Companies like DJI owe much of their success in the consumer drone market to their mastery of these sophisticated algorithms. Their advanced flight control systems, often featuring redundant sensors like dual IMUs for added reliability and vibration-dampening mechanisms to reduce sensor output errors, epitomize the benefits of integrated hardware and software engineering. This ‘refinement and fitness’ allows their drones to achieve unparalleled stability and responsiveness compared to competitors like Parrot, Autel, or Yuneec, whose products may lack the same level of integrated precision.

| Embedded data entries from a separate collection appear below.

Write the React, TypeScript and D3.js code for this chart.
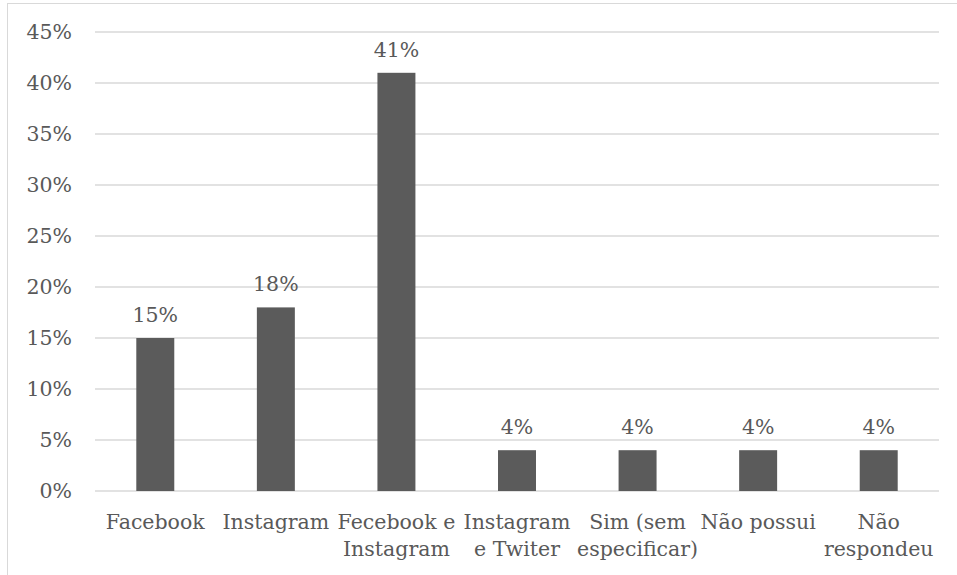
import React from 'react';
import * as d3 from 'd3';

// chart values
const categories = ['Facebook', 'Instagram', 'Fecebook e Instagram', 'Instagram e Twiter', 'Sim (sem especificar)', 'Não possui', 'Não respondeu'];
const labelLines = [['Facebook'], ['Instagram'], ['Fecebook e', 'Instagram'], ['Instagram', 'e Twiter'], ['Sim (sem', 'especificar)'], ['Não possui'], ['Não', 'respondeu']];
const values = [0.15, 0.18, 0.41, 0.04, 0.04, 0.04, 0.04];
const yTicks = [0, 0.05, 0.1, 0.15, 0.2, 0.25, 0.3, 0.35, 0.4, 0.45];

const W = 957;
const H = 575;
const plot = { left: 95, right: 939, top: 32, bottom: 491 };
const textColor = '#595959';
const gridColor = '#d9d9d9';
const barColor = '#5b5b5b';
const font = '"DejaVu Serif", serif';
const fs = 20.5;

export default function App() {
  const x = d3
    .scaleBand<string>()
    .domain(categories)
    .range([plot.left, plot.right])
    .paddingInner(0.685)
    .paddingOuter(0.3425);
  const y = d3.scaleLinear().domain([0, 0.45]).range([plot.bottom, plot.top]);
  const pct = d3.format('.0%');

  return (
    <svg
      width={W}
      height={H}
      style={{ position: 'absolute', left: 0, top: 0, background: '#fff' }}
      fontFamily={font}
    >
      <rect x={7.5} y={3.5} width={W + 10} height={H + 10} fill="#fff" stroke={gridColor} />

      {/* grid lines + y labels */}
      {yTicks.map((t) => (
        <g key={t}>
          <line x1={plot.left} x2={plot.right} y1={y(t)} y2={y(t)} stroke={gridColor} strokeWidth={1.3} />
          <text x={72} y={y(t)} dy="0.35em" textAnchor="end" fontSize={fs} fill={textColor}>
            {pct(t)}
          </text>
        </g>
      ))}

      {/* bars */}
      {categories.map((c, i) => (
        <g key={c}>
          <rect
            x={x(c)}
            y={y(values[i])}
            width={x.bandwidth()}
            height={y(0) - y(values[i])}
            fill={barColor}
          />
          <text
            x={(x(c) || 0) + x.bandwidth() / 2}
            y={y(values[i]) - 16}
            textAnchor="middle"
            fontSize={fs}
            fill={textColor}
          >
            {pct(values[i])}
          </text>
          <text x={(x(c) || 0) + x.bandwidth() / 2} y={529} textAnchor="middle" fontSize={fs} fill={textColor}>
            {labelLines[i].map((l, j) => (
              <tspan key={j} x={(x(c) || 0) + x.bandwidth() / 2} dy={j === 0 ? 0 : 27}>
                {l}
              </tspan>
            ))}
          </text>
        </g>
      ))}
    </svg>
  );
}
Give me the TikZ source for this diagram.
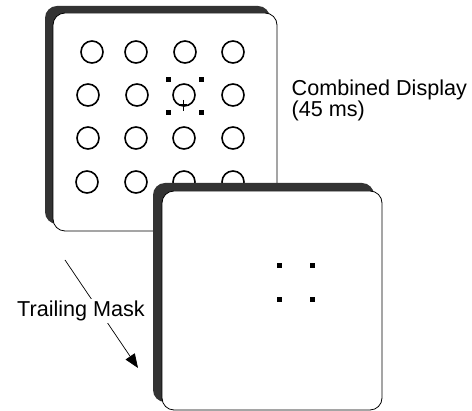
\documentclass[tikz,border=0pt]{standalone}
\usepackage{fontspec}
\setmainfont{Liberation Sans}
\usetikzlibrary{arrows.meta}

\tikzset{
    shadow/.style={fill=black!80, rounded corners=12pt},
    card/.style={draw=black, fill=white, line width=0.8pt, rounded corners=12pt},
    ring/.style={draw=black, line width=1.6pt},
    label/.style={font=\fontsize{21.6}{18.5}\selectfont, inner sep=0pt}
}

\begin{document}
\begin{tikzpicture}[x=1pt, y=-1pt]
    \useasboundingbox (0,0) rectangle (472,411);

    % combined display
    \fill[shadow] (45,6) rectangle (270,224);
    \draw[card] (53,13) rectangle (277,231);

    \draw[ring] (92,52) circle (11);
    \draw[ring] (136,52) circle (11);
    \draw[ring] (185,52) circle (11);
    \draw[ring] (233,52) circle (11);

    \draw[ring] (88,95) circle (11);
    \draw[ring] (137,95) circle (11);
    \draw[ring] (184,95) circle (11);
    \draw[ring] (233,95) circle (11);

    \draw[ring] (88,138) circle (11);
    \draw[ring] (136,138) circle (11);
    \draw[ring] (184,138) circle (11);
    \draw[ring] (233,138) circle (11);

    \draw[ring] (87,182) circle (11);
    \draw[ring] (136,182) circle (11);
    \draw[ring] (184,182) circle (11);
    \draw[ring] (233,182) circle (11);

    \draw[line width=0.8pt] (183,100) -- (183,111) (179.5,104.5) -- (186.5,104.5);

    \fill (165.5,77.5) rectangle +(5,5);
    \fill (198.5,77.5) rectangle +(5,5);
    \fill (165.5,110.5) rectangle +(5,5);
    \fill (198.5,110.5) rectangle +(5,5);

    \node[label, align=left, anchor=north west] (combined) at (291.5,79.3) {Combined Display\\(45 ms)};

    % trailing mask
    \fill[shadow] (153,183) rectangle (374,402);
    \draw[card] (162,191) rectangle (382,410);

    \fill (276.5,263.5) rectangle +(5,5);
    \fill (309.5,263.5) rectangle +(5,5);
    \fill (276.5,297.5) rectangle +(5,5);
    \fill (309.5,297.5) rectangle +(5,5);

    \coordinate (maskstart) at (65,260);
    \coordinate (masktip) at (138,368);
    \draw[line width=0.7pt, -{Triangle[length=14pt, width=11pt]}] (maskstart) -- (masktip);
    \node[label, fill=white, inner sep=2pt, anchor=base] (mask) at (81,317) {Trailing Mask};
\end{tikzpicture}
\end{document}
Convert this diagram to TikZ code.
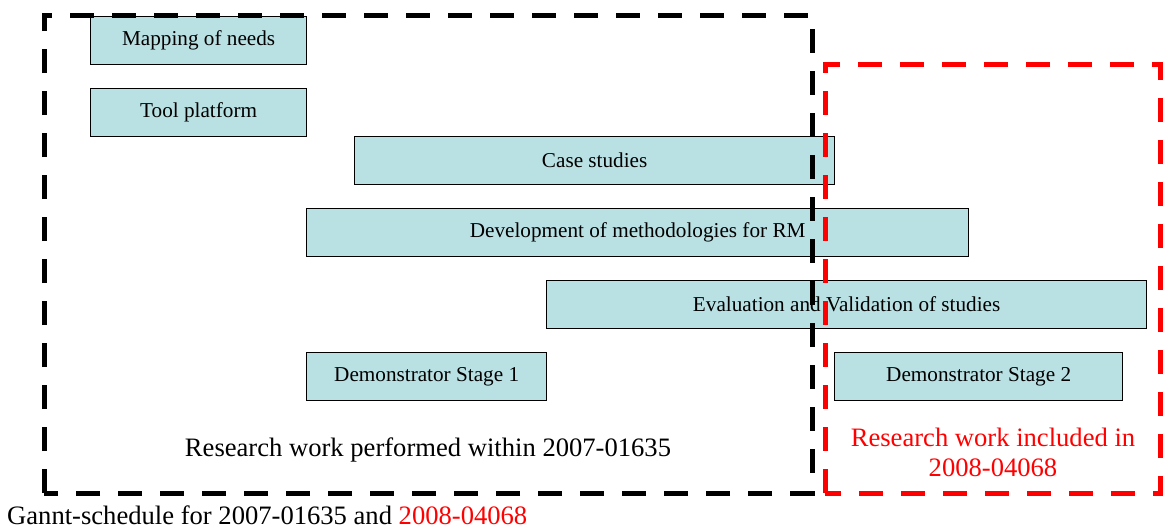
\documentclass[tikz,border=0pt]{standalone}
\usepackage{fontspec}
\setmainfont{Liberation Serif}
\definecolor{taskblue}{RGB}{185,224,227}
\definecolor{newred}{RGB}{255,0,0}
\tikzset{
  task/.style={draw=black,line width=1.3pt,fill=taskblue,anchor=north west,inner sep=0pt,
    minimum height=48pt,font=\fontsize{21.2}{24}\selectfont},
  frame/.style={line width=5pt,dash pattern=on 24pt off 18pt},
  note/.style={font=\fontsize{26.6}{30}\selectfont,align=center,inner sep=0pt}
}
\begin{document}
\begin{tikzpicture}[x=1pt,y=-1pt]
\useasboundingbox (0,0) rectangle (1165,528);
% Drawing tasks
\node[task,minimum width=216pt] (needs) at (90,16) {Mapping of needs};
\node[task,minimum width=216pt] (platform) at (90,88) {Tool platform};
\node[task,minimum width=480pt] (cases) at (354,136) {Case studies};
\node[task,minimum width=662pt] (methods) at (306,208) {Development of methodologies for RM};
\node[task,minimum width=600pt] (eval) at (546,280) {Evaluation and Validation of studies};
\node[task,minimum width=240pt] (demoA) at (306,352) {Demonstrator Stage 1};
\node[task,minimum width=288pt] (demoB) at (834,352) {Demonstrator Stage 2};
% Done with tasks; drawing project frames
\draw[frame,color=black] (44,493) -- (44,15) -- (812,15) -- (812,493) -- cycle;
\draw[frame,color=newred] (825,493) -- (825,64) -- (1160,64) -- (1160,493) -- cycle;
% Frame labels
\node[note] (oldwork) at (428,450) {Research work performed within 2007-01635};
\node[note,text=newred] (newwork) at (993,452) {Research work included in\\2008-04068};
% Caption
\node[note,anchor=west] (caption) at (7,515) {Gannt-schedule for 2007-01635 and \textcolor{newred}{2008-04068}};
\end{tikzpicture}
\end{document}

Powering Flight: BLDC Motors and Lithium-ion Batteries

The propulsion system of modern drones relies almost exclusively on **Brushless DC (BLDC) motors**. Unlike traditional brushed motors, BLDC motors are highly efficient, offer a superior power-to-weight ratio, and have a longer lifespan due to the absence of physical brushes that wear out. Their precise speed control, managed by Electronic Speed Controllers (ESCs) that translate flight controller commands into motor output, is fundamental to the quadcopter’s agility. These ESCs are essential components, rapidly switching current to the motor’s coils to achieve the desired rotational speed with incredible accuracy.

Powering these BLDC motors, the flight controller, sensors, and communication systems are typically **lithium-ion (Li-ion) batteries**. Chosen for their high energy density (meaning more power in a smaller, lighter package) and robust power output, Li-ion batteries are the lifeblood of drone operations. Factors like C-rating (discharge rate), voltage (cell count), and capacity (mAh) are carefully balanced to provide optimal flight time and performance, balancing the need for power with the imperative to keep the drone’s overall weight down.

Staying Connected: Communication and Navigation Technologies

A drone’s utility is directly tied to its ability to communicate with its operator and navigate its environment. For consumer drones, control signals from the user’s remote are typically transmitted via common **radio frequency (RF) technology**, often operating in the 2.4 GHz or 5.8 GHz bands, providing a communication range of 1 to 2 kilometers. This telemetry link allows for bidirectional data flow, sending control inputs to the drone and receiving vital flight data back to the controller.

But what happens if a drone flies beyond this communication range? Modern drones incorporate advanced navigation and failsafe mechanisms. Leveraging **GPS** and, in some cases, supplementary **tower-based internet technology** (such as cellular or Wi-Fi data if equipped), drones can execute pre-programmed “Return-to-Home” (RTH) procedures. The operator sets a “home location” at takeoff. If contact is lost or the battery runs critically low, the drone autonomously navigates back to this GPS-defined home point, ascends to a safe altitude, and initiates an automatic landing. This capability underscores the sophisticated integration of satellite navigation and intelligent algorithms, transforming a potential loss into a routine recovery.

Behind the Propellers: Your Drone Questions Answered

How do drones fly?

Drones fly using propellers that spin rapidly to create lift. By adjusting the speed of each propeller, the drone can move up, down, forward, backward, or rotate.

What is the ‘flight controller’ in a drone?

The flight controller is like the drone’s computer brain. It processes information from sensors and pilot commands to tell the motors how fast to spin, keeping the drone stable and executing movements.

What kind of sensors do drones use?

Drones use miniature sensors like accelerometers (to measure movement), gyroscopes (to measure rotation), and magnetometers (like a compass). Many also use GPS to know their location.

How does a drone know where it is and stay stable?

The drone uses its sensors, especially an Inertial Measurement Unit (IMU) and GPS, to constantly monitor its position and orientation. The flight controller then uses this data to make rapid adjustments to the propeller speeds, ensuring stability and accurate navigation.